À cet autre exemple, on peut ajouter sa participation à l’effort de guerre contre les nazis, ou son combat radiophonique contre les membres du KKK. Bref, Superman a toujours été pour la mixité et la défense des droits de l’homme. Ce positionnement idéologique trouve ses origines dans celles des parents du Kryptonien.
Migrant et fils de migrants
Jerry Siegel et Joe Shuster, les deux papas de Superman, étaient deux juifs d'origine européenne. Leurs parents sont arrivés aux États-Unis avec l’espoir d'une vie meilleure. C’est le même schéma qu’ont essayé de reproduire les auteurs avec Superman, en y ajoutant un zeste de religion.
“Deux petits juifs créent un super-héros lancé dans l’espace par ses parents avant la destruction de son monde natal. Comme Moïse dans la Bible”, analyse Olivier Delcroix. Pourtant, les racines extraterrestres de Superman n’ont pas toujours été mises en avant. Fut une époque où sa principale mission était de protéger la Terre de monstruosités qui ne s’intéressaient pas aux origines de leurs victimes.

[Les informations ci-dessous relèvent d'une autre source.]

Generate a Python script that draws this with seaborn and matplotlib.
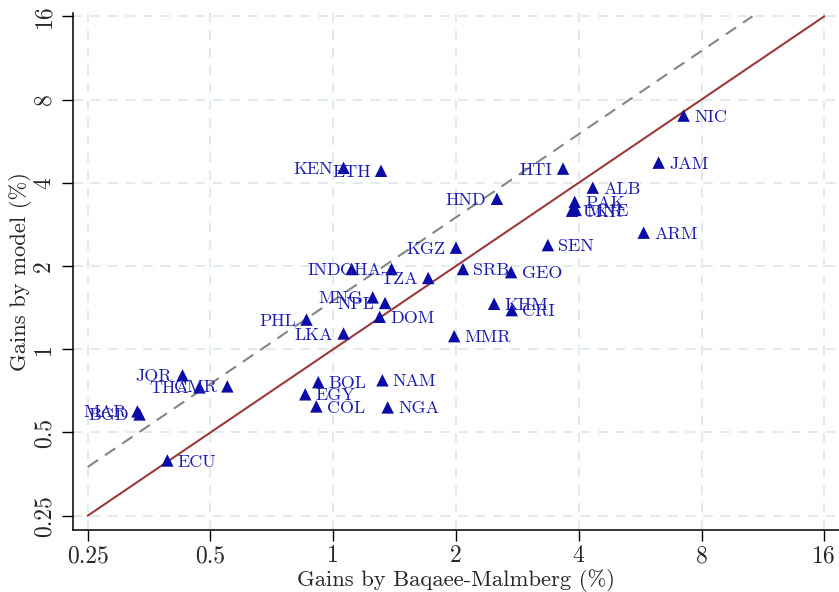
import numpy as np
import pandas as pd
import matplotlib
matplotlib.use("Agg")
import matplotlib.pyplot as plt
import seaborn as sns

# ---- data ----
countries = ["NIC", "JAM", "HTI", "ALB", "PAK", "UKR", "MNE", "ARM", "HND", "SEN",
             "KGZ", "SRB", "GEO", "KHM", "CRI", "MMR", "TZA", "GHA", "IND", "MNG",
             "NPL", "DOM", "LKA", "PHL", "KEN", "ETH", "JOR", "THA", "CMR", "MAR",
             "BGD", "ECU", "BOL", "EGY", "COL", "NAM", "NGA"]
gains_bm = [7.23, 6.28, 3.66, 4.33, 3.91, 3.85, 3.93, 5.77, 2.52, 3.36,
            2.00, 2.08, 2.73, 2.48, 2.74, 1.98, 1.71, 1.39, 1.11, 1.25,
            1.34, 1.30, 1.06, 0.86, 1.06, 1.31, 0.427, 0.470, 0.55, 0.331,
            0.335, 0.392, 0.919, 0.854, 0.909, 1.32, 1.36]
gains_model = [7.00, 4.73, 4.50, 3.84, 3.41, 3.17, 3.19, 2.64, 3.50, 2.38,
               2.33, 1.95, 1.90, 1.46, 1.385, 1.115, 1.81, 1.95, 1.95, 1.54,
               1.47, 1.31, 1.14, 1.28, 4.53, 4.42, 0.805, 0.728, 0.734, 0.596,
               0.581, 0.396, 0.76, 0.687, 0.621, 0.772, 0.616]
label_side = ["R", "R", "L", "R", "R", "R", "R", "R", "L", "R",
              "L", "R", "R", "R", "R", "R", "L", "L", "L", "L",
              "L", "R", "L", "L", "L", "L", "L", "L", "L", "L",
              "L", "R", "R", "R", "R", "R", "R"]

diag_x = [0.25, 16]          # 45-degree line
dashed_ratio = 1.5           # dashed line: model = 1.5 x BM
tick_vals = [0.25, 0.5, 1, 2, 4, 8, 16]
tick_labels = ["0.25", "0.5", "1", "2", "4", "8", "16"]

df = pd.DataFrame({"country": countries, "bm": gains_bm,
                   "model": gains_model, "side": label_side})

# ---- style ----
sns.set_theme(style="white")
plt.rcParams["font.family"] = ["cmr10", "DejaVu Serif"]
plt.rcParams["axes.formatter.use_mathtext"] = True

W, H = 839, 592
fig = plt.figure(figsize=(W / 100, H / 100), dpi=100)
ax = fig.add_axes([73.3 / W, (H - 530) / H, (W - 73.3) / W, (530 - 12.7) / H])

ax.set_xscale("log", base=2)
ax.set_yscale("log", base=2)

# grid
for v in tick_vals:
    ax.axvline(v, color="#e2ebeb", lw=1.4, ls=(0, (5, 4)), zorder=0)
    ax.axhline(v, color="#e2ebeb", lw=1.4, ls=(0, (5, 4)), zorder=0)

# 45 degree line
diag = pd.DataFrame({"x": diag_x, "y": diag_x})
sns.lineplot(data=diag, x="x", y="y", color="#9b3a3a", lw=1.5, ax=ax, zorder=2)

# dashed line
dx = [diag_x[0], diag_x[1] / dashed_ratio]
dash = pd.DataFrame({"x": dx, "y": [v * dashed_ratio for v in dx]})
sns.lineplot(data=dash, x="x", y="y", color="#858585", lw=1.5, ax=ax,
             linestyle=(0, (6, 4)), zorder=2)

# points
sns.scatterplot(data=df, x="bm", y="model", marker="^", s=80, color="#0b0ba5",
                edgecolor="none", linewidth=0, ax=ax, zorder=3)

for _, r in df.iterrows():
    if r["side"] == "R":
        ax.annotate(r["country"], (r["bm"], r["model"]), xytext=(7.5, -1),
                    textcoords="offset points", ha="left", va="center",
                    color="#1c1cb0", fontsize=13, zorder=4)
    else:
        ax.annotate(r["country"], (r["bm"], r["model"]), xytext=(-7.5, -1),
                    textcoords="offset points", ha="right", va="center",
                    color="#1c1cb0", fontsize=13, zorder=4)

ax.set_xlim(0.25 * 2 ** -0.1173, 0.25 * 2 ** 6.12)
ax.set_ylim(0.25 * 2 ** -0.1718, 0.25 * 2 ** 6.0435)
ax.minorticks_off()
ax.set_xticks(tick_vals)
ax.set_xticklabels(tick_labels)
ax.set_yticks(tick_vals)
ax.set_yticklabels(tick_labels, rotation=90, va="center")
ax.tick_params(axis="x", direction="out", length=8, width=1, color="black",
               labelsize=17, pad=3, bottom=True)
ax.tick_params(axis="y", direction="out", length=8, width=1, color="black",
               labelsize=17, pad=5, left=True)

for s in ["top", "right"]:
    ax.spines[s].set_visible(False)
for s in ["left", "bottom"]:
    ax.spines[s].set_color("black")
    ax.spines[s].set_linewidth(1.1)

ax.set_xlabel("Gains by Baqaee-Malmberg (%)", fontsize=16.3, labelpad=1)
ax.set_ylabel("Gains by model (%)", fontsize=16.3, labelpad=1)

fig.savefig("out.png", dpi=100)
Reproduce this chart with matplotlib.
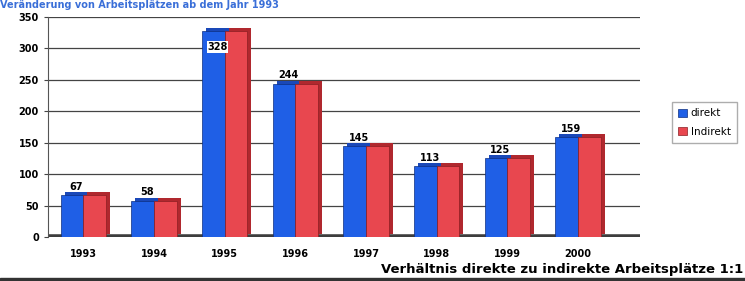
import numpy as np
import matplotlib
matplotlib.use('Agg')
import matplotlib.pyplot as plt
import matplotlib.transforms as mtransforms

# Data
years = ['1993', '1994', '1995', '1996', '1997', '1998', '1999', '2000']
direkt = [67, 58, 328, 244, 145, 113, 125, 159]
indirekt = [67, 58, 328, 244, 145, 113, 125, 159]

blue = '#1f5fe6'
red = '#e8474f'
blue_dark = '#1a48b8'
red_dark = '#b0282e'

fig = plt.figure(figsize=(7.45, 2.81), dpi=100)
fig.patch.set_facecolor('white')
ax = fig.add_axes([0.0644, 0.1566, 0.795, 0.7834])

x = np.arange(len(years))
w = 0.32

# depth faces (shifted copies behind the bars)
depth = mtransforms.offset_copy(ax.transData, fig=fig, x=4, y=3, units='dots')
ax.bar(x - w / 2, direkt, w, color=blue_dark, transform=depth, zorder=2)
ax.bar(x + w / 2, indirekt, w, color=red_dark, transform=depth, zorder=2)

ax.bar(x - w / 2, direkt, w, color=blue, edgecolor='#0d2f80', linewidth=0.5,
       label='direkt', zorder=3)
ax.bar(x + w / 2, indirekt, w, color=red, edgecolor='#8a1e22', linewidth=0.5,
       label='Indirekt', zorder=3)

# value labels
for xi, v in zip(x, direkt):
    if v > 300:
        ax.text(xi - 0.1, v - 26, str(v), ha='center', va='center', fontsize=7,
                fontweight='bold', zorder=5,
                bbox=dict(facecolor='white', edgecolor='none', pad=0.5))
    else:
        ax.text(xi - 0.1, v + 13, str(v), ha='center', va='center', fontsize=7,
                fontweight='bold', zorder=5)

ax.set_xlim(-0.5, 7.88)
ax.set_ylim(0, 350)
ax.set_yticks(range(0, 351, 50))
ax.set_xticks(x)
ax.set_xticklabels(years)
ax.tick_params(axis='both', labelsize=7, length=3, width=0.8, color='#444')
ax.tick_params(axis='x', length=0, pad=9)
for lab in ax.get_xticklabels() + ax.get_yticklabels():
    lab.set_fontweight('bold')

ax.grid(axis='y', color='#444444', linewidth=0.9, zorder=0)
ax.set_axisbelow(True)
for side in ['top', 'right', 'bottom']:
    ax.spines[side].set_visible(False)
ax.spines['left'].set_color('#555555')

# floor
ax.axhline(0, color='#3e3e3e', linewidth=4, zorder=1)

ax.legend(loc='center left', bbox_to_anchor=(1.045, 0.52), fontsize=7.5,
          frameon=True, fancybox=False, edgecolor='#999999',
          handlelength=0.8, handleheight=0.8, handletextpad=0.4,
          borderpad=0.6, labelspacing=0.8)

# title at the top (cut by the scan in the original)
fig.text(0.0, 1.0, 'Veränderung von Arbeitsplätzen ab dem Jahr 1993',
         color='#3a6fd8', fontsize=7, fontweight='bold', ha='left', va='top')

fig.text(0.998, 0.04, 'Verhältnis direkte zu indirekte Arbeitsplätze 1:1',
         fontsize=9.5, fontweight='bold', ha='right', va='center')

# dark scan edge at the bottom
fig.add_artist(plt.Rectangle((0, 0), 1, 0.012, transform=fig.transFigure,
                             color='#333333'))

plt.savefig('out.png', dpi=100)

"Superman est un miroir de nos sociétés"
Mais l’histoire a toujours fini par rattraper le héros invincible. On pense notamment au film de Zack Snyder, “Batman v Superman”. Si les deux héros s’y affrontent, c’est parce que Superman est perçu comme une menace. Il est accusé d'être responsable de la destruction de Metropolis, ville qu’il essayait avant tout de protéger. Une partie de la population le considère alors comme un danger et lui demande de rentrer chez lui, autrement dit loin de la Terre. Entre ce scénario et la situation vécue par certains migrants, les similitudes sont nombreuses. “Superman est un miroir de nos sociétés. Il sera toujours ce dont l’époque aura besoin. Avec Donald Trump au pouvoir, il va avoir du travail”, conclut Xavier Fournier.
Superman peut donc dès à présent recycler ce qu’il disait déjà sur des posters des années 50. “Si vous entendez quelqu’un s’en prendre à un camarade de classe ou à quiconque à cause de sa religion, sa race ou sa nationalité d’origine, n’attendez pas : dites-lui que cette manière de parler n’est pas américaine.”